The decline of the Roman Empire, one of the most enduring and powerful civilizations in history, was influenced in part by a critical economic misstep—the debasement of its coinage. Beginning around 200 BCE, Roman emperors started reducing the silver content in their currency, particularly the denarius, to fund military campaigns, infrastructure projects, and the lavish lifestyles of the ruling class. Over time, emperors, facing mounting expenses and a growing need for revenue, resorted to mixing more copper and less silver into their coins. This practice, called coin debasement, allowed the government to produce more money with the same amount of precious metal but at the expense of the currency’s intrinsic value. By the third century CE, the silver content in the denarius had plummeted to almost nothing, a clear sign of inflationary pressures.
The initial decision to debase the coinage may have seemed like a necessary short-term solution, but it ultimately sowed the seeds of economic collapse. As the Roman Empire expanded, maintaining a stable and trustworthy currency became increasingly challenging. The debasement of the coinage led to a gradual erosion of confidence in the currency, as merchants and citizens began to realize that their wealth was rapidly being diminished in real terms. The supply of silver-backed money dwindled, and as more devalued coins entered circulation, prices for basic goods and services began to rise. This rapid devaluation disrupted trade and hindered economic activity, leading to further instability.
As inflation took hold, it became clear that the erosion of wealth had severe consequences for both the Roman economy and society. The most immediate impact was felt by the Roman citizens, whose savings were effectively wiped out by the rapid depreciation of their money. The purchasing power of the denarius shrank, making it more difficult for individuals to afford everyday goods like food, clothing, and tools. While the elites of Roman society, including the emperors and wealthy landowners, could shield themselves somewhat from inflation, the common people suffered disproportionately.

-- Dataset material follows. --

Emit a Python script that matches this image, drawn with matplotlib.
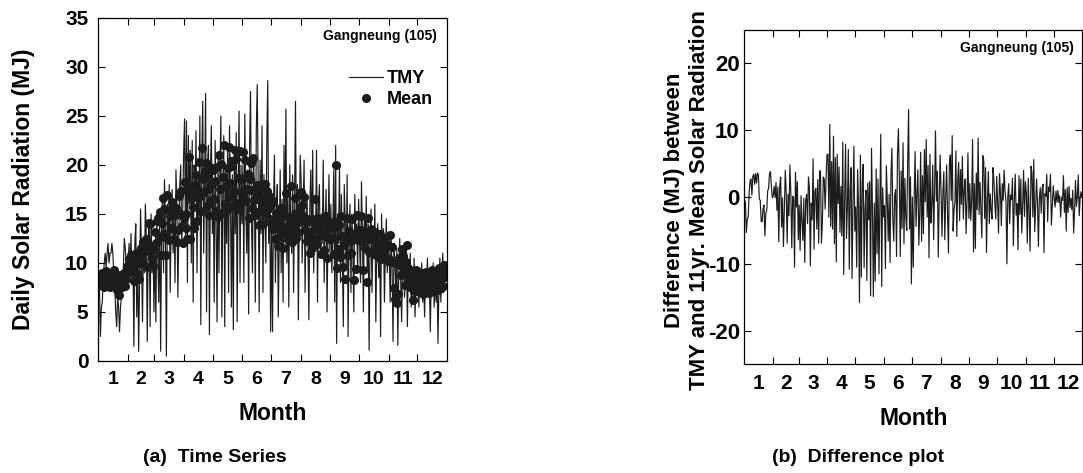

The inflationary pressures also led to a breakdown in the economic structure that had once supported the Roman Empire. For the Roman military, which relied on a steady flow of wages to maintain its ranks, the devaluation of the coinage spelled disaster. Soldiers, whose pay was traditionally provided in silver-denominated coins, found that their wages no longer held the same value. This loss of income was exacerbated by the fact that military expenditures were increasing, as the Empire needed to defend its vast borders from increasing external threats. The Roman military, which had been one of the main pillars of Roman power, became demoralized and less effective as its soldiers’ real pay diminished, ultimately weakening the empire’s military capabilities.
Although currency debasement was a significant contributor to Rome’s decline, it wasn’t the only factor that led to the empire’s eventual fall. The Roman Empire had become too vast and complex to govern effectively, and the costs of defending its borders and maintaining its infrastructure were mounting. As inflation accelerated, the empire also suffered from widespread political instability, corruption, and the growing power of local warlords. These factors combined with the economic strain caused by inflation created an environment where civil unrest, peasant revolts, and invasions by barbarian tribes became commonplace. By the time the Western Roman Empire fell in 476 CE, the economic damage inflicted by inflation and the inability to sustain a stable currency had taken a decisive toll on the empire’s ability to function as a cohesive political and military entity.